(Set problem): Scan the material that follows. Copy every line containing the word "with".

(Task inputs):
┌──

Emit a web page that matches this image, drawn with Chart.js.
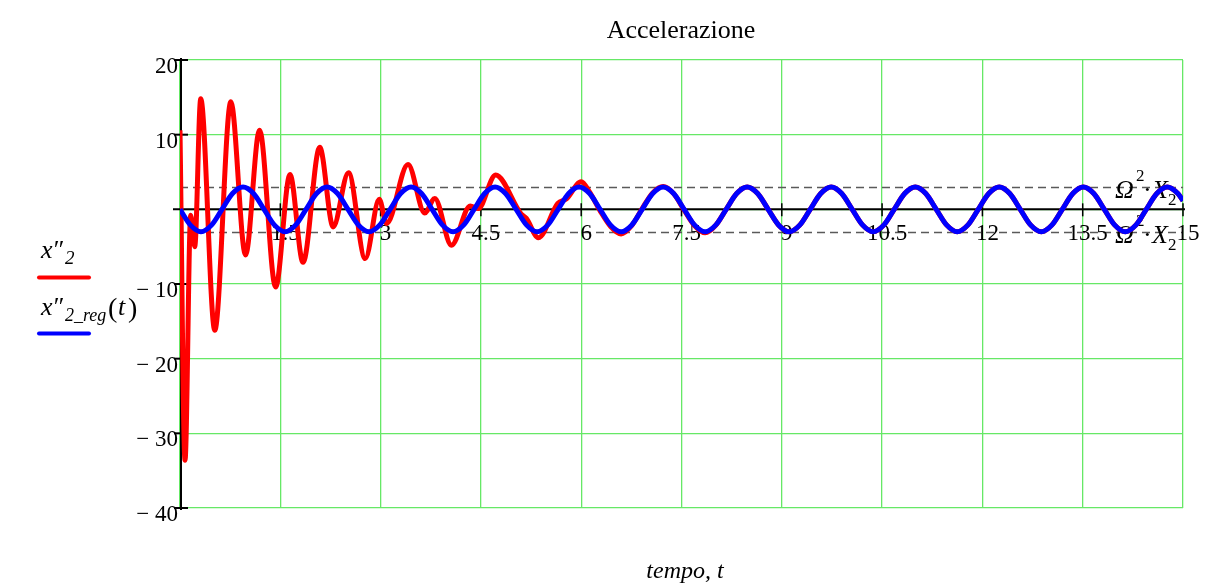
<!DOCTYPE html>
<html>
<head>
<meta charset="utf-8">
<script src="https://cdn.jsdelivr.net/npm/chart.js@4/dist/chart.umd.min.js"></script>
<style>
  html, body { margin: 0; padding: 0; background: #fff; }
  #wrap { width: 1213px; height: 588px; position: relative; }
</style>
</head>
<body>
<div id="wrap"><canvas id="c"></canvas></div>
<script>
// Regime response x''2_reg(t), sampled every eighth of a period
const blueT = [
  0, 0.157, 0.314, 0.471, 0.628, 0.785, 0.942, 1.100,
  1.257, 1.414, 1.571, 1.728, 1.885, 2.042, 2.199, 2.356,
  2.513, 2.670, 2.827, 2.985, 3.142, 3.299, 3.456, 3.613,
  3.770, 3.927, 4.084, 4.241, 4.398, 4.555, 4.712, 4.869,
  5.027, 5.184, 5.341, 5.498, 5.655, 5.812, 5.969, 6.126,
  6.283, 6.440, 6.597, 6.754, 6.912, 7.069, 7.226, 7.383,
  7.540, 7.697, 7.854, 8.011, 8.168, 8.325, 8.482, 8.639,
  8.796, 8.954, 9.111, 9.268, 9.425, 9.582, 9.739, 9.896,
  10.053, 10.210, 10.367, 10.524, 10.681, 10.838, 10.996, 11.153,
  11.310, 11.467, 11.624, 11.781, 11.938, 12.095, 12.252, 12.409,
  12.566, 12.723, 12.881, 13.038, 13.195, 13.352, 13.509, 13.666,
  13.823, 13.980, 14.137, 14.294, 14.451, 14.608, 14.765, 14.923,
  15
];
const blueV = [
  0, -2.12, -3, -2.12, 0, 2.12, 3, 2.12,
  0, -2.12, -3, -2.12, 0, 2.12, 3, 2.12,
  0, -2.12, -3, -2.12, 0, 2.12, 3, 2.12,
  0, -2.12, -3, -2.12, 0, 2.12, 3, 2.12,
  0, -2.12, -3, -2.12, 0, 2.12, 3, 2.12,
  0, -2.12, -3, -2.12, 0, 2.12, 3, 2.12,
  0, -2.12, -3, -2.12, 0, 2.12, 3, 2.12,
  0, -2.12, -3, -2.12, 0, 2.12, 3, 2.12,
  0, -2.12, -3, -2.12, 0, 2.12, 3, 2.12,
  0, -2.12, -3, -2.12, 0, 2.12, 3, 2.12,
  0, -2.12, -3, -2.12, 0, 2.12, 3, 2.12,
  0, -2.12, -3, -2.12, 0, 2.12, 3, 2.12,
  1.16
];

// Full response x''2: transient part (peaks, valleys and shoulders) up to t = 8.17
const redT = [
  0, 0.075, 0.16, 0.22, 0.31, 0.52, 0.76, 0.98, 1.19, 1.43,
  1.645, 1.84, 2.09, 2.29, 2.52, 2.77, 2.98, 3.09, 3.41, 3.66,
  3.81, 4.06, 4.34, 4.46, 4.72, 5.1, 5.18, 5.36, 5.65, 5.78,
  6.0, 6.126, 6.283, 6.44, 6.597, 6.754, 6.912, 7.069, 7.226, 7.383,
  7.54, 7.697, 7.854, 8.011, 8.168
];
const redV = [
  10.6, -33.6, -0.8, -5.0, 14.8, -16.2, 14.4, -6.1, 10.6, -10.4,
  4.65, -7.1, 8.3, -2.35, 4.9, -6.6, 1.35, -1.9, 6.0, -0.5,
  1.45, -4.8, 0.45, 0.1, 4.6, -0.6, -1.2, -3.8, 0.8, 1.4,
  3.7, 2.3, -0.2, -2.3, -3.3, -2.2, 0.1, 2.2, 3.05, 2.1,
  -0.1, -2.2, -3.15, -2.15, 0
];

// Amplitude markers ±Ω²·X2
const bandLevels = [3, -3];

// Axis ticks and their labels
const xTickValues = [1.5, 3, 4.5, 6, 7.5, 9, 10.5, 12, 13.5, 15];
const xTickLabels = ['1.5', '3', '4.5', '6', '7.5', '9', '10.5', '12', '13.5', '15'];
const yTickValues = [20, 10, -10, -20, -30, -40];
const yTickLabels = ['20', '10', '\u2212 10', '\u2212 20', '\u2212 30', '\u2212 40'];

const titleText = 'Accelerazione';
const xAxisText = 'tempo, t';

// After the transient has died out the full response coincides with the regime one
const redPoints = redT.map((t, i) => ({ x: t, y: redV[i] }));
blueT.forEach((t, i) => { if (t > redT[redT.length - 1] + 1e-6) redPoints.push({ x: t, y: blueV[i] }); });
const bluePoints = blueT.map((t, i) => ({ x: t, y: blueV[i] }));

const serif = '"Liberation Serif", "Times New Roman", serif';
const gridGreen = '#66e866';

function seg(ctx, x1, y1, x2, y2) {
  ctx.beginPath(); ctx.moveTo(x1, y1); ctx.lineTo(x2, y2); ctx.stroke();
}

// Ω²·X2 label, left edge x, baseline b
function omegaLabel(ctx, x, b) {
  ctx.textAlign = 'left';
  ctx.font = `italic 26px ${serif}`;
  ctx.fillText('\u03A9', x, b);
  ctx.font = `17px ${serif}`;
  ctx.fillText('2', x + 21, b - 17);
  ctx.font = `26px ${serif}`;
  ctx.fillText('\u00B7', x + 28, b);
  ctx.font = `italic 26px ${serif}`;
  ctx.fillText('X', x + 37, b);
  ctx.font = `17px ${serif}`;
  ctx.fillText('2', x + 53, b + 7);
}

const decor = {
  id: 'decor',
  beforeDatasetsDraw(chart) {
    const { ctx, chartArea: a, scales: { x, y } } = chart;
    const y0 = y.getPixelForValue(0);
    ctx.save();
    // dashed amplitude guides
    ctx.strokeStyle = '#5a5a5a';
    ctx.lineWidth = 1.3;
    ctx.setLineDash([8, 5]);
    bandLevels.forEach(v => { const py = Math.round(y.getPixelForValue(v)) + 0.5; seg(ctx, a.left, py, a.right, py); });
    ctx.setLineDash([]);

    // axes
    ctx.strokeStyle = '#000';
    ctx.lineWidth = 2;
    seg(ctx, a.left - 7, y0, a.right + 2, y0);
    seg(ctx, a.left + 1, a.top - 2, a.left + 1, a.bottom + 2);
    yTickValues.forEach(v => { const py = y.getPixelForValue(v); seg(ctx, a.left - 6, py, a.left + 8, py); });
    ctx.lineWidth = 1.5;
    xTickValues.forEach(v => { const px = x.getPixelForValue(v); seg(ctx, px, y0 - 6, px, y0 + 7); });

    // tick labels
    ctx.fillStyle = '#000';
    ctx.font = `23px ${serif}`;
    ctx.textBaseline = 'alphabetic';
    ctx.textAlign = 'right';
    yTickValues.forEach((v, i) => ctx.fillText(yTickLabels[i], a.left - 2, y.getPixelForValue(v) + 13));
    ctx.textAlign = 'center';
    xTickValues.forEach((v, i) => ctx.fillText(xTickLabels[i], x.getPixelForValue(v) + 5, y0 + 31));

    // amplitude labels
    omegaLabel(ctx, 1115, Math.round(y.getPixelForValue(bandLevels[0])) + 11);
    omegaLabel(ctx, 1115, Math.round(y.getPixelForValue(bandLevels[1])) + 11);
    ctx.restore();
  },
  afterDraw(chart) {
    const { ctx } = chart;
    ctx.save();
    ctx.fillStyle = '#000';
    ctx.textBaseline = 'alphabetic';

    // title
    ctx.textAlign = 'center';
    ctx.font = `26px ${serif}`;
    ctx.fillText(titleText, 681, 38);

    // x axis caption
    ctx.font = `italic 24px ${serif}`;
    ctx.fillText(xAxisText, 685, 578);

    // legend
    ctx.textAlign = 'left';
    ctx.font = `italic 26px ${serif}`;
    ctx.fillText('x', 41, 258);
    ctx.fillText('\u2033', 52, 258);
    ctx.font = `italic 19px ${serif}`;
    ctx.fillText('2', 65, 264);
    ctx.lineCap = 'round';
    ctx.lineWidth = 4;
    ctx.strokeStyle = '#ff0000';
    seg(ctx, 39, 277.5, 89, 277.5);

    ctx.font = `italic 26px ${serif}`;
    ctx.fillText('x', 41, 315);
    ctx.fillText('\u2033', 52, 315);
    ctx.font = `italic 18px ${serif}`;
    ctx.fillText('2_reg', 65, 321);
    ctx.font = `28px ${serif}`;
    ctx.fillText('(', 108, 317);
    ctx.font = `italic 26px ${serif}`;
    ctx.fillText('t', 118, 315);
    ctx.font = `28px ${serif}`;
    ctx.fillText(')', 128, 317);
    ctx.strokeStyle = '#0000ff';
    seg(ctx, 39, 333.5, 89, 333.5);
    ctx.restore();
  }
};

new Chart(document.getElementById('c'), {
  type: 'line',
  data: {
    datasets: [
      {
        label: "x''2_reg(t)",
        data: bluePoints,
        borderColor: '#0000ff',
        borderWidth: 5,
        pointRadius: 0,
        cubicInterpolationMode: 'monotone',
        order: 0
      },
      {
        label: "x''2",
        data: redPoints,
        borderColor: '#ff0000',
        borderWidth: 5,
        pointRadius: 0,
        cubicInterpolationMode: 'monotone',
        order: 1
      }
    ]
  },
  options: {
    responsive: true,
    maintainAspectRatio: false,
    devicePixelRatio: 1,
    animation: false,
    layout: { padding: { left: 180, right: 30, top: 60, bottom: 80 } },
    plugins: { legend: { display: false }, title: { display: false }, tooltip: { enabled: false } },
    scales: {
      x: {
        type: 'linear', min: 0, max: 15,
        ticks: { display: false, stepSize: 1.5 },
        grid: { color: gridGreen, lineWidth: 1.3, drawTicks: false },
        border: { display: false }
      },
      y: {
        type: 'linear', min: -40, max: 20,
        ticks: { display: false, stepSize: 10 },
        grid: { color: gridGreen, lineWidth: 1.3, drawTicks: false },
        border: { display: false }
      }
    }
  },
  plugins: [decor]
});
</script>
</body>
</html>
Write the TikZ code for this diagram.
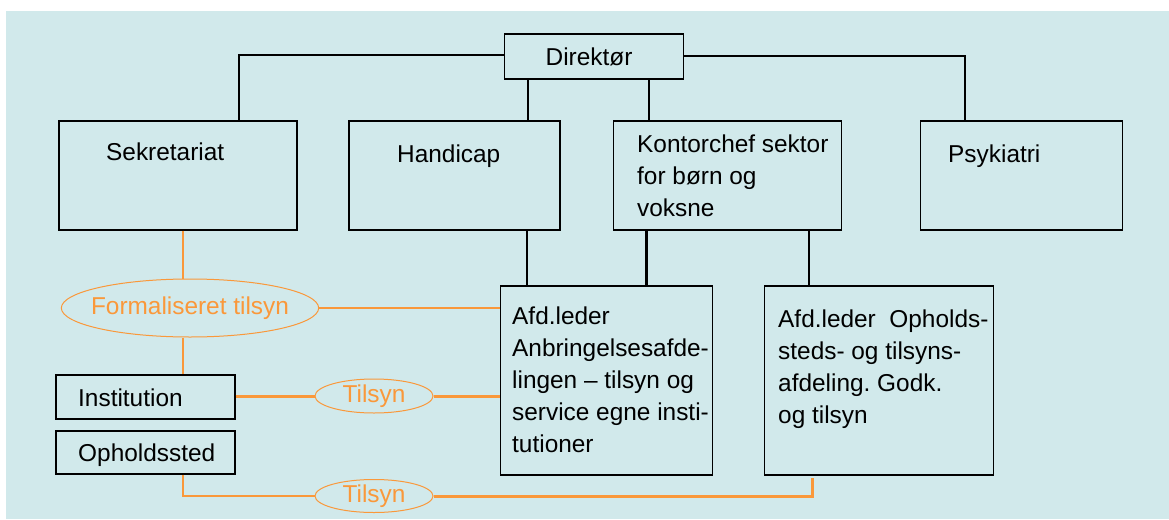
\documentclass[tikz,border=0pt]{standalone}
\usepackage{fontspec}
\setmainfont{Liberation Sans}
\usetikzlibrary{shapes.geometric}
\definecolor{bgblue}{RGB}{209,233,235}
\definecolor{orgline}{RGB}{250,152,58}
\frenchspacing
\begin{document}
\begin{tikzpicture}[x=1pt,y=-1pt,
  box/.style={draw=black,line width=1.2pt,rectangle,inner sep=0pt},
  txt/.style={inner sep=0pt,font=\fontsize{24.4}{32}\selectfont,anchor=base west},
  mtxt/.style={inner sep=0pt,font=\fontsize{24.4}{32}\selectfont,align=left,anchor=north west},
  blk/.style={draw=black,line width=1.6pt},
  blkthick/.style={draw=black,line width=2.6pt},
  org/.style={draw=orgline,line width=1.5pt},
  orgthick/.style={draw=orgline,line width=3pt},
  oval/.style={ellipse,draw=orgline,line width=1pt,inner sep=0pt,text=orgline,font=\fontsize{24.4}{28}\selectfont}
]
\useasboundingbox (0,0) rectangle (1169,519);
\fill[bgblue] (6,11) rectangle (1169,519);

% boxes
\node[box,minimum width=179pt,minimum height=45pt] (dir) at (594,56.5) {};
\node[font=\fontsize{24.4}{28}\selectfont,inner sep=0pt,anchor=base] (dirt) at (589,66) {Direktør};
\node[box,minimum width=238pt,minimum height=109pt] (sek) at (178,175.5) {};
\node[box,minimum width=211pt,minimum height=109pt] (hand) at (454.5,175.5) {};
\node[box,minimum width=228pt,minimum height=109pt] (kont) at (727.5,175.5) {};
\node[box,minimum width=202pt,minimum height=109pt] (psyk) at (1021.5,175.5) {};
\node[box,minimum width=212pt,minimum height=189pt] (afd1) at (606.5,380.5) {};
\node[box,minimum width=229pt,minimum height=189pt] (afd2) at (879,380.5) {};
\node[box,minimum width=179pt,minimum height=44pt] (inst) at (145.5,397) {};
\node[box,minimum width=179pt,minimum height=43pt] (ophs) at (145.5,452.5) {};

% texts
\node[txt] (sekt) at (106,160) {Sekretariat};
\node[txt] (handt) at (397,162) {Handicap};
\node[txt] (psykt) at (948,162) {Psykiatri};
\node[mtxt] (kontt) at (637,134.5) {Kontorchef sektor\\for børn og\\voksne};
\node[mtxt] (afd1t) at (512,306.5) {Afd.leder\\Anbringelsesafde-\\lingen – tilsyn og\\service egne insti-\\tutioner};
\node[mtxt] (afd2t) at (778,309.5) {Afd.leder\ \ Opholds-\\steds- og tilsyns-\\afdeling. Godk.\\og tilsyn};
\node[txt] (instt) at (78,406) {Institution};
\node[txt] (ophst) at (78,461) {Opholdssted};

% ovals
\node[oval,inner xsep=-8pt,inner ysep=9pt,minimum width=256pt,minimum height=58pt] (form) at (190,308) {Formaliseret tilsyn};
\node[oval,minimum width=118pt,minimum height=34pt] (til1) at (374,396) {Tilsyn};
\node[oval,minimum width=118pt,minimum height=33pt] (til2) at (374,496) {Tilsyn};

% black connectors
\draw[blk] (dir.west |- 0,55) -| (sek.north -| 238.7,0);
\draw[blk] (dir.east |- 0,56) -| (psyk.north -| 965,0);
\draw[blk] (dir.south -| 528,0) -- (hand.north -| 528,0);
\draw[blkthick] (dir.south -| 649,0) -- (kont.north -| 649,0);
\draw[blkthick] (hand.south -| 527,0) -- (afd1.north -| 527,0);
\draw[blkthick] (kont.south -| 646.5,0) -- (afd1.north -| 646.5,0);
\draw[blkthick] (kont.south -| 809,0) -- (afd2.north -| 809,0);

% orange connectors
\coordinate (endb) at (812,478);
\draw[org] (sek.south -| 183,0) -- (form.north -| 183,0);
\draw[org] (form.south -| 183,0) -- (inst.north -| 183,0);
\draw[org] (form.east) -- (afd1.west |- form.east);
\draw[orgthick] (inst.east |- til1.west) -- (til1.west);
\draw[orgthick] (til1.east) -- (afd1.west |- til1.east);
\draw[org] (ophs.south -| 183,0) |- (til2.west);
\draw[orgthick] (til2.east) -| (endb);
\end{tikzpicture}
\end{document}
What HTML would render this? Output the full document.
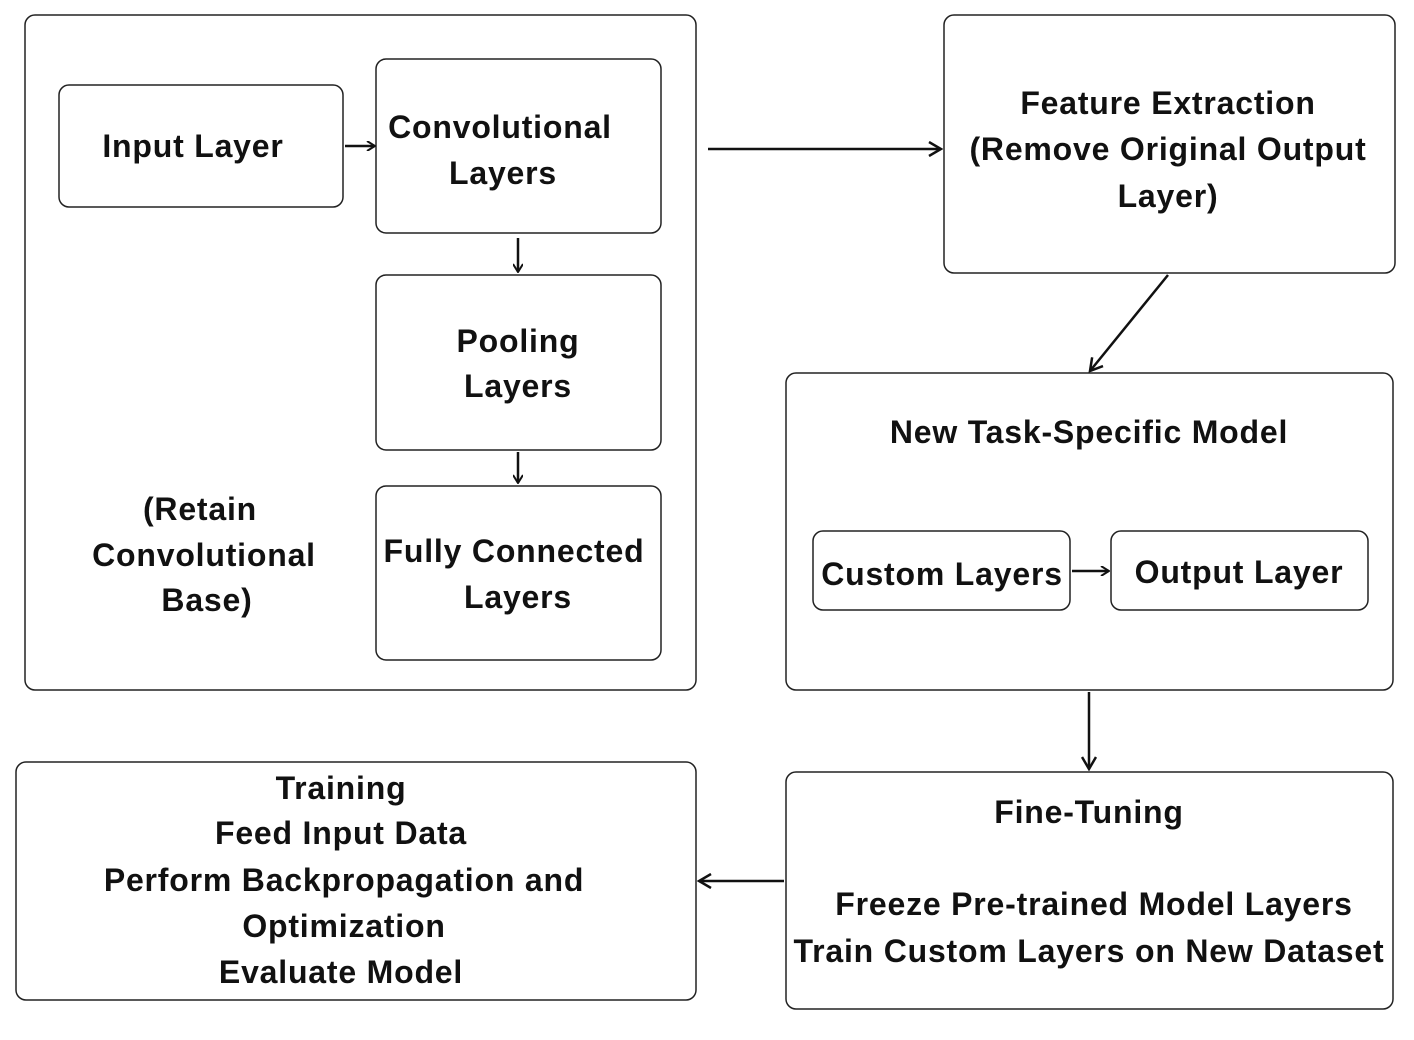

└──

(Written response):
Emit a web page that matches this image, drawn with Chart.js.
// After the transient has died out the full response coincides with the regime one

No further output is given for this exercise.